The Human Rights Campaign, for instance, took issue with Barrett ahead of her official nomination, highlighting her Jacksonville University speech. In a statement Friday, Alphonso David, president of the Human Rights Campaign, said, “If she is nominated and confirmed, Coney Barrett would work to dismantle all that Ruth Bader Ginsburg fought for during her extraordinary career.”

Of concern to activists like David is that Bostock isn’t the only trans rights case that will hit the Supreme Court under the next justice’s tenure. The Court will be called upon to rule on several big legal battles brewing for years, over issues such as transgender student bathroom rights, or trans women participating in women’s sports.

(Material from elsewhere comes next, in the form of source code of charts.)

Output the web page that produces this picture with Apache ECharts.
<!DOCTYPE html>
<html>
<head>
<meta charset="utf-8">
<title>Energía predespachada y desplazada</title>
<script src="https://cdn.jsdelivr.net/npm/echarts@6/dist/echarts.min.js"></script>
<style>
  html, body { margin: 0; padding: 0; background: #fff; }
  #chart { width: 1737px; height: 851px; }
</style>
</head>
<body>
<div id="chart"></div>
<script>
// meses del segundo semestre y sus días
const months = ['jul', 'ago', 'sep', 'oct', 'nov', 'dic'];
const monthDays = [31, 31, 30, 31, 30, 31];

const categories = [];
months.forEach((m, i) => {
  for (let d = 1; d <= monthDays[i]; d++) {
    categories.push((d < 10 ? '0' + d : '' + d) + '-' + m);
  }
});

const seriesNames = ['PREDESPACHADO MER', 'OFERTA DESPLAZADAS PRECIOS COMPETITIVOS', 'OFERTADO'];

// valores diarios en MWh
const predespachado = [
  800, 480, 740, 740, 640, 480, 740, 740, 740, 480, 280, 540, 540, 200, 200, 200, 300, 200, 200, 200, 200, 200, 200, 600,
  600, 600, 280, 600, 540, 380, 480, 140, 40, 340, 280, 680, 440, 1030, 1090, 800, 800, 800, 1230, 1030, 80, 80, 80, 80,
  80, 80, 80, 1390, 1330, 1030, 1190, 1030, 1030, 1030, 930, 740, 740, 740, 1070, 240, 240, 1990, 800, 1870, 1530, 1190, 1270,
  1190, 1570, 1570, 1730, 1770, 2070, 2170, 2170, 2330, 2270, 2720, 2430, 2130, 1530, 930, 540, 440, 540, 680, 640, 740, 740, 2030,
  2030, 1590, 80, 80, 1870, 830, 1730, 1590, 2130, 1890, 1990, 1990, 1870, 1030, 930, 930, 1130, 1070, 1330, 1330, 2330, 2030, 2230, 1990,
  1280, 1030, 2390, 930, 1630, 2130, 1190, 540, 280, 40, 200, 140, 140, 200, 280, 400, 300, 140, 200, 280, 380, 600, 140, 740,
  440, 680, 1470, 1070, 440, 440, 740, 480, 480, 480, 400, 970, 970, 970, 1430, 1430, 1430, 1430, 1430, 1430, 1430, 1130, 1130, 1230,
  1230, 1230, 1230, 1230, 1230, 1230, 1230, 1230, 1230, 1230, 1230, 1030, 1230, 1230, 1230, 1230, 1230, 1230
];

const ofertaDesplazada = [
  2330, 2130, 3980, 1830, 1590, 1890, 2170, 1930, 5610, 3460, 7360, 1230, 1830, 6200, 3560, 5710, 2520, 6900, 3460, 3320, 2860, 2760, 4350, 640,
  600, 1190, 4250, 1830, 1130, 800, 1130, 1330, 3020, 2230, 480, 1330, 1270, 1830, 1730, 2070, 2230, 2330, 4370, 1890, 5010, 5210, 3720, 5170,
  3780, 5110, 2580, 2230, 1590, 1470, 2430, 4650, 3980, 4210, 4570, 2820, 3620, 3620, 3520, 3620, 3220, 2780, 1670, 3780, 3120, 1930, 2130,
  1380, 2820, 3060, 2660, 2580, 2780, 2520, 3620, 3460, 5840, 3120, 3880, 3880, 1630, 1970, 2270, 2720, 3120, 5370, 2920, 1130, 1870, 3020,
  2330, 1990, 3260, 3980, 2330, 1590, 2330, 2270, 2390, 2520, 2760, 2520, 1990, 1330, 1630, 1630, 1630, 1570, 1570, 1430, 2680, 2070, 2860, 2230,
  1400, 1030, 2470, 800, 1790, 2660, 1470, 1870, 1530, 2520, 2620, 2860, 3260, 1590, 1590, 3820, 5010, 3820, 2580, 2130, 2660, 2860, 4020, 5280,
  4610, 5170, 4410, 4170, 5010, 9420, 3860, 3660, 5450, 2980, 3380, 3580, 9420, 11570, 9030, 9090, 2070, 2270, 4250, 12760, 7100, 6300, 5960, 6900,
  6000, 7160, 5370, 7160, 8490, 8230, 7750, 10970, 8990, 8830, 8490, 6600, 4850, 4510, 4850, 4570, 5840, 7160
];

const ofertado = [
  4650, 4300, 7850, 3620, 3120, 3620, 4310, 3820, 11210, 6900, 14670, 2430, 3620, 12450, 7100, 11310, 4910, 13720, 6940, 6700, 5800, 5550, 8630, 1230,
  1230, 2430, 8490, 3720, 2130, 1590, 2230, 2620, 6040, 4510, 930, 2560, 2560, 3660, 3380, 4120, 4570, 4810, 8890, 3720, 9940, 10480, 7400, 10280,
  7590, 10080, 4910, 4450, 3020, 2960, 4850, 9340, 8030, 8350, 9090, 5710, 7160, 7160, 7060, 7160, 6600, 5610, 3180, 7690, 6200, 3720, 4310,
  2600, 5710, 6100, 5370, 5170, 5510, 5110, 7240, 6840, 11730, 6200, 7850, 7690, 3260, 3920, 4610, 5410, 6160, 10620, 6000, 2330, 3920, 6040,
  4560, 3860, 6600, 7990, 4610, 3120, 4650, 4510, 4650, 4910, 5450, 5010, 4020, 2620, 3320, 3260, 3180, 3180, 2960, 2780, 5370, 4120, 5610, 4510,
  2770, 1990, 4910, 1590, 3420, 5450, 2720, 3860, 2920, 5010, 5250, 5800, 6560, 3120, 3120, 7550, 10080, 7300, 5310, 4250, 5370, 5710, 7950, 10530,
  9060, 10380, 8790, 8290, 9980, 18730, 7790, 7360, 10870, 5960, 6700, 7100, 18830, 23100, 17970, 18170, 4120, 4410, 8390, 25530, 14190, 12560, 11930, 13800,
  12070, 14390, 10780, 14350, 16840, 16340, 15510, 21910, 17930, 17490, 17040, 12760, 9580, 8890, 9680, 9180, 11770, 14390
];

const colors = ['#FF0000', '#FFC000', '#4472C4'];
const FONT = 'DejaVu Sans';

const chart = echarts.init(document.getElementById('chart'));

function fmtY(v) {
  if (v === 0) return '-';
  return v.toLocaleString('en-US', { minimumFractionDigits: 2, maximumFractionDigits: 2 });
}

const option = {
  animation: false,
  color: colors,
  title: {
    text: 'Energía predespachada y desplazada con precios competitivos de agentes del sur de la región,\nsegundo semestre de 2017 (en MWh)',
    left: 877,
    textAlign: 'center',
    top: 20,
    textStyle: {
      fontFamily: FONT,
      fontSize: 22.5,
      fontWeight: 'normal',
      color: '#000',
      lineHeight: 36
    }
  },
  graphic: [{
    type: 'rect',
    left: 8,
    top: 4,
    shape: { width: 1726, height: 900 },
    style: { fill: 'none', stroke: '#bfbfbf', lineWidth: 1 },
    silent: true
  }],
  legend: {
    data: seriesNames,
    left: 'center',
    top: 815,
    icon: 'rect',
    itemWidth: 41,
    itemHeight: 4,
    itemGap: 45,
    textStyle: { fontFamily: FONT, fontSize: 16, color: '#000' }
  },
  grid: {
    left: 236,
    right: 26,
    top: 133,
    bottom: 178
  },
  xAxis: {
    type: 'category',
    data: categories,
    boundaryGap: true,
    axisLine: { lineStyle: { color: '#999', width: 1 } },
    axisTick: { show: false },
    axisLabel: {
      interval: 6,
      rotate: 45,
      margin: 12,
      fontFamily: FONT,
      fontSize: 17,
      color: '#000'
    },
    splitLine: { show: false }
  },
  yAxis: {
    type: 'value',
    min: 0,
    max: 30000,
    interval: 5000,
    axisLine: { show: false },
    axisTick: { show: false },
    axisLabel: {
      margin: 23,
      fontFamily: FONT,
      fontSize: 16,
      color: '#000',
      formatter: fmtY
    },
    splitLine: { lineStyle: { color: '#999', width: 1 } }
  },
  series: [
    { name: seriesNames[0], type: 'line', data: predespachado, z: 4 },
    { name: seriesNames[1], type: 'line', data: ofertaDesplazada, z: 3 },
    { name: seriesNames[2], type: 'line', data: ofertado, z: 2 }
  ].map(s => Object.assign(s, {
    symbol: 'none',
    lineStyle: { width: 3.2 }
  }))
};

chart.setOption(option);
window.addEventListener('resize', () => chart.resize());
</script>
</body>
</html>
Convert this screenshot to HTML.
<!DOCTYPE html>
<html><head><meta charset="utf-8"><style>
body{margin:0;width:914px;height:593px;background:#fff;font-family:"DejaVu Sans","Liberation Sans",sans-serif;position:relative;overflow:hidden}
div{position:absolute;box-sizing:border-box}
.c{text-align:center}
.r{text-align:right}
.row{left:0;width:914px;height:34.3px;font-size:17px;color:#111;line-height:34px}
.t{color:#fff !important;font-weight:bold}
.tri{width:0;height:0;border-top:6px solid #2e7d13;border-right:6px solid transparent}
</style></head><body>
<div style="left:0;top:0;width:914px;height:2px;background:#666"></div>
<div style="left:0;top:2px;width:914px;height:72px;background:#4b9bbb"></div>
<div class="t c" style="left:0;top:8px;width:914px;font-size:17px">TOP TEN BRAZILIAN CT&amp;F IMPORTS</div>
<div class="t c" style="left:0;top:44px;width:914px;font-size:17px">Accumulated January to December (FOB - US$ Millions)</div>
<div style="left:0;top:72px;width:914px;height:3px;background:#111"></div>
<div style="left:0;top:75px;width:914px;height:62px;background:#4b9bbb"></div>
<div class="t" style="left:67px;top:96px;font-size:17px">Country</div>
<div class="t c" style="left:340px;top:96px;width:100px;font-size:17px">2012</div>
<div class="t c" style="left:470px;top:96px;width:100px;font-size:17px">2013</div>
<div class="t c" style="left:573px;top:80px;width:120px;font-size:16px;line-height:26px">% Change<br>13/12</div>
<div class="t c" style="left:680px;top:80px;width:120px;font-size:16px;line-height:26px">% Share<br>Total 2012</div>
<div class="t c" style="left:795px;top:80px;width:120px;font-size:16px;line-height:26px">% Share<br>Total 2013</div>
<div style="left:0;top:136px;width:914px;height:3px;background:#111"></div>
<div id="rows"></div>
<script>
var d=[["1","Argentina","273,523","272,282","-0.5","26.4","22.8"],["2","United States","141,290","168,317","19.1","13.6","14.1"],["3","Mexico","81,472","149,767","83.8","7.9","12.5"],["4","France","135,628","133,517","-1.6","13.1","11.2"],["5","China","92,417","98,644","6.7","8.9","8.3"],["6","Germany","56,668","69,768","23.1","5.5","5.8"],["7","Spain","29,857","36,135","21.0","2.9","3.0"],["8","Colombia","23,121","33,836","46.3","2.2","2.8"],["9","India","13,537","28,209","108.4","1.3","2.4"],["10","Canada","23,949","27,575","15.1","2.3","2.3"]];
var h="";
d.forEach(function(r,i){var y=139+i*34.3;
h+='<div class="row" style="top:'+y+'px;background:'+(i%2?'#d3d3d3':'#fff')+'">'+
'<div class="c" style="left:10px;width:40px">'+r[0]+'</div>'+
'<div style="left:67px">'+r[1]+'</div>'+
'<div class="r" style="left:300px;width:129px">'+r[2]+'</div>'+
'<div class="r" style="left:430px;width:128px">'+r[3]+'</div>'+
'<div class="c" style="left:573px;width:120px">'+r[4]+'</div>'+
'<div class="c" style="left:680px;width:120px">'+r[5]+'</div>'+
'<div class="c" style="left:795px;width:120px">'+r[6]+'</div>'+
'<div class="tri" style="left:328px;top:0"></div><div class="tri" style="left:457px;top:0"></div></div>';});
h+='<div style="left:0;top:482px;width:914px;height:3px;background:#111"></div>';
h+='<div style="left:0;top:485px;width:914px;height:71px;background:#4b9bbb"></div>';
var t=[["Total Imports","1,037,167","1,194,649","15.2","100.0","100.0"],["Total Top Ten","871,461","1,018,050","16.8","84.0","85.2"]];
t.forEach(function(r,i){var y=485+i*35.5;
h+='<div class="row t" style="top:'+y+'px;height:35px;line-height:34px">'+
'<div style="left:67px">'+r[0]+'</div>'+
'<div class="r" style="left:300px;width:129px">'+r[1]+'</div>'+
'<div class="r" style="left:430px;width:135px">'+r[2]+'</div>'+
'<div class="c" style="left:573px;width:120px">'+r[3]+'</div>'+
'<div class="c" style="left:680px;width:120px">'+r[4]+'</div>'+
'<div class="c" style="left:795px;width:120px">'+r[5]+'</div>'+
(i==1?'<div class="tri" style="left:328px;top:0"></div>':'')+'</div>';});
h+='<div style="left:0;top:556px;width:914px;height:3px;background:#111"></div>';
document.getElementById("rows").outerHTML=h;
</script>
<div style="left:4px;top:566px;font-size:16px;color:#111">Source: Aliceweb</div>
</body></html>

Should Barrett be confirmed, her work on the Court may depart from her personal views. However, as Millhiser writes, her personal and professional thinking has aligned in the past:

Barrett’s limited judicial record suggests that her approach to constitutional interpretation aligns with her conservative political views. In Planned Parenthood v. Box (2019), Barrett joined a brief dissent arguing that her court should rehear a case that blocked an anti-abortion law before that law took effect. That opinion argued that “preventing a state statute from taking effect is a judicial act of extraordinary gravity in our federal structure” — suggesting that Barrett would have prevented her court from blocking the anti-abortion law at the heart of that case if given the chance.

And it is this judicial record, limited though it is, that has led activists to express concern Barrett’s appointment could limit LGBTQ rights in future rulings.